What Is Verisimilitude?

When someone says that a literary work has verisimilitude, that means it is believable to the audience because it reflects real life experience.  To writers of the classical era, the audience had to “suspend their disbelief” in the artificial environment of the theater in order to achieve catharsis, or emotional release. That was done by playing on real feelings and moral dilemmas, providing Verisimilitude.

How Do You Identify Verisimilitude in Writing?

Simply put, a literary work contains verisimilitude if the reader believes it is true to life. A novel or film can be literally unrealistic in fact yet seem real because there is consistency within the narrative or a strong element of psychological truth.

For instance, Margaret Atwood’s novel, The Handmaiden’s Tale, achieves verisimilitude in spite of the fact that a basic plot point — the overtake of the U.S. government by Christian fundamentalists — is implausible. Atwood thinks logically about how this overtake would occur, and in what precise stages it would occur; she even includes an afterward where academic scholars look back on this period of history. All of this gives her work more verisimilitude, helping the reader suspend their disbelief.
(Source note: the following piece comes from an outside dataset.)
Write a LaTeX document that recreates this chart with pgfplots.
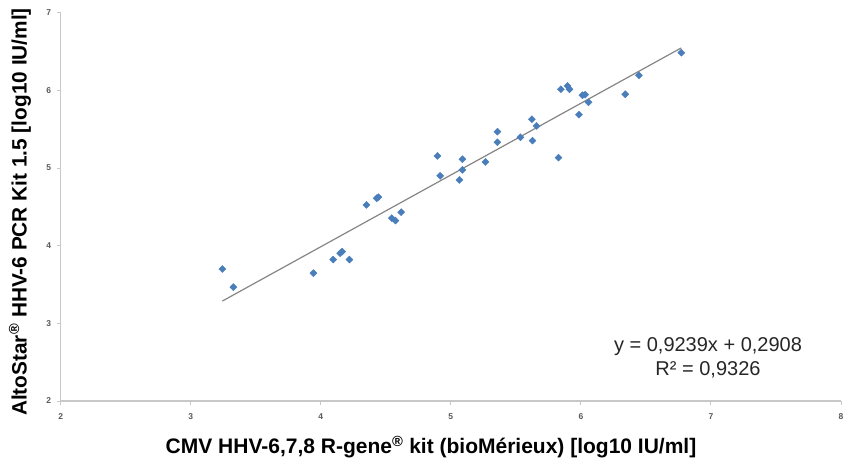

Examples of Verisimilitude

Verisimilitude Example 1. Leo Tolstoy’s novel, War and Peace, interweaves real-life historical characters, like Napoleon Bonaparte, into his story of a fictional Russian family.

Verisimilitude Example 2. Honoré de Balzac’s Lost Illusions contains long sections about paper making, against which the main characters interact.

Verisimilitude Example 3. Herman Melville’s Moby Dick tells the implausible story about a man fighting a battle with a white whale. But because the novel contains many realistic descriptions of the whaling industry and of human obsession, it is a great example of verisimilitude.

Verisimilitude Example 4. The Matrix, starring Keanu Reeves, is hardly realistic.  But the movie’s details are consistent, and it also portrays a moral truth — that people at the bottom are exploited by those in power to the point where they prefer to believe illusions over reality. These things give the film verisimilitude.

Verisimilitude Example 5. The Sopranos, a successful HBO series, uses shots of northern New Jersey and New York to set the real life stage of the show. That, and the psychological depth of the characters, gives the program verisimilitude.